In other words, once states began to allow LGBT’s to marry, other states, even if they didn’t allow it themselves, are to recognize those marriages – or should. By failing to recognize those marriages because of their banning it, they fell afoul of the 14’th Amendment’s equal protection clause. While the legal challenges will take time to wend their way through the courts, the problem for conservatives is that the trend towards acceptance of it has been growing. The change in attitudes can be seen in an interview with Kentucky’s Attorney General:
Conway, who opposed same-sex marriage during his failed run for the U.S. Senate in 2010, wouldn’t pinpoint when he changed his mind to support full marriage equality. He said he came around “over the last few years” after conversations with friends in the gay community, and after thinking about how his two daughters would come to view his decision.

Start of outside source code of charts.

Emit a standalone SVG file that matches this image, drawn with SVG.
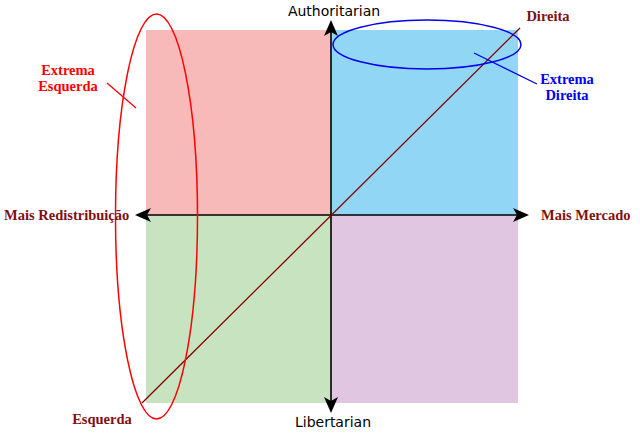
<svg xmlns="http://www.w3.org/2000/svg" width="640" height="437" viewBox="0 0 640 437">
<style>
.serif{font-family:"Liberation Serif","Times New Roman",serif;font-weight:bold;font-size:14.5px}
.sans{font-family:"DejaVu Sans",sans-serif;font-size:14px;fill:#000}
.dr{fill:#801010}
.axis{stroke:#000;stroke-width:1.6;fill:none}
.head{fill:#000}
</style>
<rect width="640" height="437" fill="#fff"/>
<g id="quadrants">
<rect id="q-auth-left" x="146" y="30" width="185" height="185" fill="#f8b9b9"/>
<rect id="q-auth-right" x="331" y="30" width="187" height="185" fill="#91d7f5"/>
<rect id="q-lib-left" x="146" y="215" width="185" height="188" fill="#c8e3bf"/>
<rect id="q-lib-right" x="331" y="215" width="187" height="188" fill="#e0c6e0"/>
</g>
<g id="connectors">
<line class="axis" x1="331" y1="30" x2="331" y2="403"/>
<line class="axis" x1="142" y1="215" x2="522" y2="215"/>
<path class="head" d="M331,20 L338,36 L331,32 L324,36 Z"/>
<path class="head" d="M331,413 L338,397 L331,401 L324,397 Z"/>
<path class="head" d="M135,215 L151,208 L147,215 L151,222 Z"/>
<path class="head" d="M529,215 L513,208 L517,215 L513,222 Z"/>
<line x1="142" y1="403" x2="520" y2="28" stroke="#800000" stroke-width="1.3"/>
<ellipse cx="156.5" cy="216.5" rx="41" ry="202.5" fill="none" stroke="#ff0000" stroke-width="1.5"/>
<line x1="107" y1="83" x2="136" y2="108" stroke="#ff0000" stroke-width="1.3"/>
<ellipse cx="427" cy="44.5" rx="94" ry="24.5" fill="none" stroke="#0000ee" stroke-width="1.5"/>
<line x1="474" y1="53" x2="537" y2="84" stroke="#0000ee" stroke-width="1.3"/>
</g>
<g id="label-authoritarian"><text class="sans" x="334" y="16" text-anchor="middle">Authoritarian</text></g>
<g id="label-libertarian"><text class="sans" x="333" y="427" text-anchor="middle">Libertarian</text></g>
<g id="label-redistribuicao"><text class="serif dr" x="4" y="220">Mais Redistribuição</text></g>
<g id="label-mercado"><text class="serif dr" x="541" y="220">Mais Mercado</text></g>
<g id="label-direita"><text class="serif dr" x="548" y="21" text-anchor="middle">Direita</text></g>
<g id="label-esquerda"><text class="serif dr" x="102" y="424" text-anchor="middle">Esquerda</text></g>
<g id="label-extrema-esquerda"><text class="serif" fill="#ff0000" text-anchor="middle"><tspan x="68" y="75">Extrema</tspan><tspan x="68" y="91">Esquerda</tspan></text></g>
<g id="label-extrema-direita"><text class="serif" fill="#0000ee" text-anchor="middle"><tspan x="567" y="84">Extrema</tspan><tspan x="567" y="100">Direita</tspan></text></g>
</svg>
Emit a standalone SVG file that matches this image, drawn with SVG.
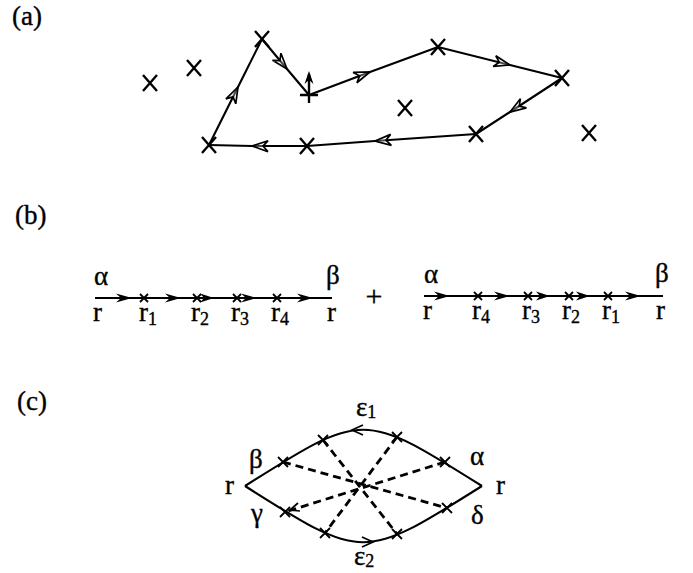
<svg xmlns="http://www.w3.org/2000/svg" width="693" height="573" viewBox="0 0 693 573">
<style>
text{font-family:"Liberation Serif","Times New Roman",serif;fill:#000;stroke:#000;stroke-width:0.35}
.lbl{font-size:27px}
.pl{font-size:27px}
.sub{font-size:18px}
.x{stroke:#000;stroke-width:2.4;fill:none}
.xs{stroke:#000;stroke-width:1.8;fill:none}
.ln{stroke:#000;stroke-width:2.1;fill:none}
.dash{stroke:#000;stroke-width:2.8;fill:none;stroke-dasharray:8 5}
.ahf{fill:#000;stroke:none}
.ahv{fill:none;stroke:#000;stroke-width:1.7}
</style>
<defs>
<marker id="arrA" markerUnits="userSpaceOnUse" orient="auto" refX="0" refY="0" markerWidth="20" markerHeight="12" overflow="visible">
<path d="M-16,-5.5 L0,0 L-16,5.5 L-11,0 Z" fill="#fff" fill-opacity="0.3" stroke="#000" stroke-width="1.7" stroke-linejoin="miter"/>
</marker>
<path id="xa" d="M-7,-8 L7,8 M-7,8 L7,-8"/>
<path id="xb" d="M-4,-4 L4,4 M-4,4 L4,-4"/>
<path id="xc" d="M-5,-5 L5,5 M-5,5 L5,-5"/>
</defs>

<!-- Panel labels -->
<text class="pl" x="12" y="25">(a)</text>
<text class="pl" x="15" y="224">(b)</text>
<text class="pl" x="17" y="410">(c)</text>

<!-- Panel (a) connectors -->
<g id="connectors-a">
<path class="ln" d="M209,145 L238,87 L262,39" marker-mid="url(#arrA)"/>
<path class="ln" d="M262,39 L287,69 L309,95" marker-mid="url(#arrA)"/>
<path class="ln" d="M309,95 L370,72 L438,47" marker-mid="url(#arrA)"/>
<path class="ln" d="M438,47 L510,65 L562,78" marker-mid="url(#arrA)"/>
<path class="ln" d="M562,78 L510,112 L476,134" marker-mid="url(#arrA)"/>
<path class="ln" d="M476,134 L375,141 L307,146" marker-mid="url(#arrA)"/>
<path class="ln" d="M307,146 L252,146 L209,145" marker-mid="url(#arrA)"/>
</g>

<!-- Panel (a) nodes -->
<g id="a-start">
<path class="x" d="M300,95 L318,95 M309,103 L309,74"/>
<path class="ahf" d="M309,71 l-4.5,13 l4.5,-4 l4.5,4 z"/>
</g>
<g id="a-n1"><use href="#xa" class="x" x="150" y="83"/></g>
<g id="a-n2"><use href="#xa" class="x" x="194" y="68"/></g>
<g id="a-n3"><use href="#xa" class="x" x="262" y="39"/></g>
<g id="a-n4"><use href="#xa" class="x" x="438" y="47"/></g>
<g id="a-n5"><use href="#xa" class="x" x="562" y="78"/></g>
<g id="a-n6"><use href="#xa" class="x" x="405" y="108"/></g>
<g id="a-n7"><use href="#xa" class="x" x="476" y="134"/></g>
<g id="a-n8"><use href="#xa" class="x" x="589" y="133"/></g>
<g id="a-n9"><use href="#xa" class="x" x="307" y="146"/></g>
<g id="a-n10"><use href="#xa" class="x" x="209" y="145"/></g>

<!-- Panel (b) connectors -->
<g id="connectors-b">
<path class="ln" d="M95,298 L332,298"/>
<path class="ahf" d="M132,298 l-16,-4.5 l5,4.5 l-5,4.5 z"/>
<path class="ahf" d="M181,298 l-16,-4.5 l5,4.5 l-5,4.5 z"/>
<path class="ahf" d="M214,298 l-14,-4.5 l4,4.5 l-4,4.5 z"/>
<path class="ahf" d="M257,298 l-16,-4.5 l5,4.5 l-5,4.5 z"/>
<path class="ahf" d="M313,298 l-16,-4.5 l5,4.5 l-5,4.5 z"/>
<path class="ln" d="M424,296 L663,296"/>
<path class="ahf" d="M450,296 l-16,-4.5 l5,4.5 l-5,4.5 z"/>
<path class="ahf" d="M510,296 l-16,-4.5 l5,4.5 l-5,4.5 z"/>
<path class="ahf" d="M550,296 l-14,-4.5 l4,4.5 l-4,4.5 z"/>
<path class="ahf" d="M590,296 l-14,-4.5 l4,4.5 l-4,4.5 z"/>
<path class="ahf" d="M641,296 l-16,-4.5 l5,4.5 l-5,4.5 z"/>
</g>

<!-- Panel (b) nodes -->
<g id="b-left-start"><text class="lbl" x="94" y="285">α</text><text class="lbl" x="93" y="321">r</text></g>
<g id="b-left-r1"><use href="#xb" class="xs" x="144" y="298"/><text class="lbl" x="139" y="321">r<tspan class="sub" dy="4">1</tspan></text></g>
<g id="b-left-r2"><use href="#xb" class="xs" x="197" y="298"/><text class="lbl" x="191" y="321">r<tspan class="sub" dy="4">2</tspan></text></g>
<g id="b-left-r3"><use href="#xb" class="xs" x="237" y="298"/><text class="lbl" x="231" y="321">r<tspan class="sub" dy="4">3</tspan></text></g>
<g id="b-left-r4"><use href="#xb" class="xs" x="277" y="298"/><text class="lbl" x="271" y="321">r<tspan class="sub" dy="4">4</tspan></text></g>
<g id="b-left-end"><text class="lbl" x="326" y="284">β</text><text class="lbl" x="327" y="321">r</text></g>
<g id="b-plus"><text class="lbl" x="374" y="306" text-anchor="middle" style="font-size:30px">+</text></g>
<g id="b-right-start"><text class="lbl" x="424" y="283">α</text><text class="lbl" x="423" y="319">r</text></g>
<g id="b-right-r4"><use href="#xb" class="xs" x="478" y="296"/><text class="lbl" x="472" y="319">r<tspan class="sub" dy="4">4</tspan></text></g>
<g id="b-right-r3"><use href="#xb" class="xs" x="528" y="296"/><text class="lbl" x="522" y="319">r<tspan class="sub" dy="4">3</tspan></text></g>
<g id="b-right-r2"><use href="#xb" class="xs" x="569" y="296"/><text class="lbl" x="562" y="319">r<tspan class="sub" dy="4">2</tspan></text></g>
<g id="b-right-r1"><use href="#xb" class="xs" x="608" y="296"/><text class="lbl" x="602" y="319">r<tspan class="sub" dy="4">1</tspan></text></g>
<g id="b-right-end"><text class="lbl" x="655" y="282">β</text><text class="lbl" x="656" y="319">r</text></g>

<!-- Panel (c) connectors -->
<g id="connectors-c">
<path class="ln" d="M245,486 C363,411 363,411 482,486"/>
<path class="ln" d="M245,486 C363,561 363,561 482,486"/>
<path class="ahv" d="M363,425 L352,430 L363,435"/>
<path class="ahv" d="M362,537 L373,542 L362,547"/>
<path class="dash" d="M283,462 L447,508"/>
<path class="dash" d="M445,462 L285,512"/>
<path class="dash" d="M323,440 L397,534"/>
<path class="dash" d="M397,437 L325,533"/>
<path class="ahv" d="M298,503 L290,510 L300,511"/>
</g>

<!-- Panel (c) nodes -->
<g id="c-left"><text class="lbl" x="225" y="494">r</text></g>
<g id="c-right"><text class="lbl" x="496" y="494">r</text></g>
<g id="c-beta"><use href="#xc" class="xs" x="283" y="462"/><text class="lbl" x="249" y="468">β</text></g>
<g id="c-u2"><use href="#xc" class="xs" x="323" y="440"/></g>
<g id="c-u3"><use href="#xc" class="xs" x="397" y="437"/></g>
<g id="c-alpha"><use href="#xc" class="xs" x="445" y="462"/><text class="lbl" x="470" y="465">α</text></g>
<g id="c-gamma"><use href="#xc" class="xs" x="285" y="512"/><text class="lbl" x="251" y="522">γ</text></g>
<g id="c-l2"><use href="#xc" class="xs" x="325" y="533"/></g>
<g id="c-l3"><use href="#xc" class="xs" x="397" y="534"/></g>
<g id="c-delta"><use href="#xc" class="xs" x="447" y="508"/><text class="lbl" x="471" y="524">δ</text></g>
<g id="c-eps1"><text class="lbl" x="356" y="416">ε<tspan class="sub" dy="2">1</tspan></text></g>
<g id="c-eps2"><text class="lbl" x="354" y="565">ε<tspan class="sub" dy="2">2</tspan></text></g>
</svg>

“I thought long and hard. I thought about the arc of history,” he said. “I thought about the fact that at one time in this country we discriminated against women. At one time we discriminated against African-Americans and people of color. At one time we discriminated against those with disabilities. This is the last minority group in this country that a significant portion of our population thinks it’s OK to still discriminate against in any way. And I didn’t think that was right.”
While there are still many places where attitudes have not changed (Kentucky is one of them), the shift is happening. Part of that is what happened in states that have passed marriage equality: Nothing. As I pointed out in a previous post, after bitter political battles accompanied by dire predictions of the social consequences, once marriage equality became the law, none of the dire consequences happened. As a political “hot button” issue, it’s rapidly fading. It still is one, but the polling and percentage changes say that in the not-too-distant future, it won’t be.
Several years ago, when New York’s marriage equality law was being debated (again) prior to its passage, a conservative friend asked me what I thought about it. That was because it had been brought up every year – our Assemblywoman was the principal author – and each time it came closer to passage. I told her that while I was for it, I didn’t see the point in wasting effort opposing it. That it was” going to happen sooner or later.” Which is what I believe the states who are currently fighting it should decide. Conservatives need to learn the lesson of King Canute:
The third, that with the greatest vigor he commanded that his chair should be set on the shore, when the tide began to rise. And then he spoke to the rising sea saying “You are part of my dominion, and the ground that I am seated upon is mine, nor has anyone disobeyed my orders with impunity. Therefore, I order you not to rise onto my land, nor to wet the clothes or body of your Lord”. But the sea carried on rising as usual without any reverence for his person, and soaked his feet and legs.
Social conservatives can kick and scream all they want, but the tide of public opinion, and the legal system is rising against them. Their demands that the tide not rise will not stop it, and they can either accept that or stand there getting wet.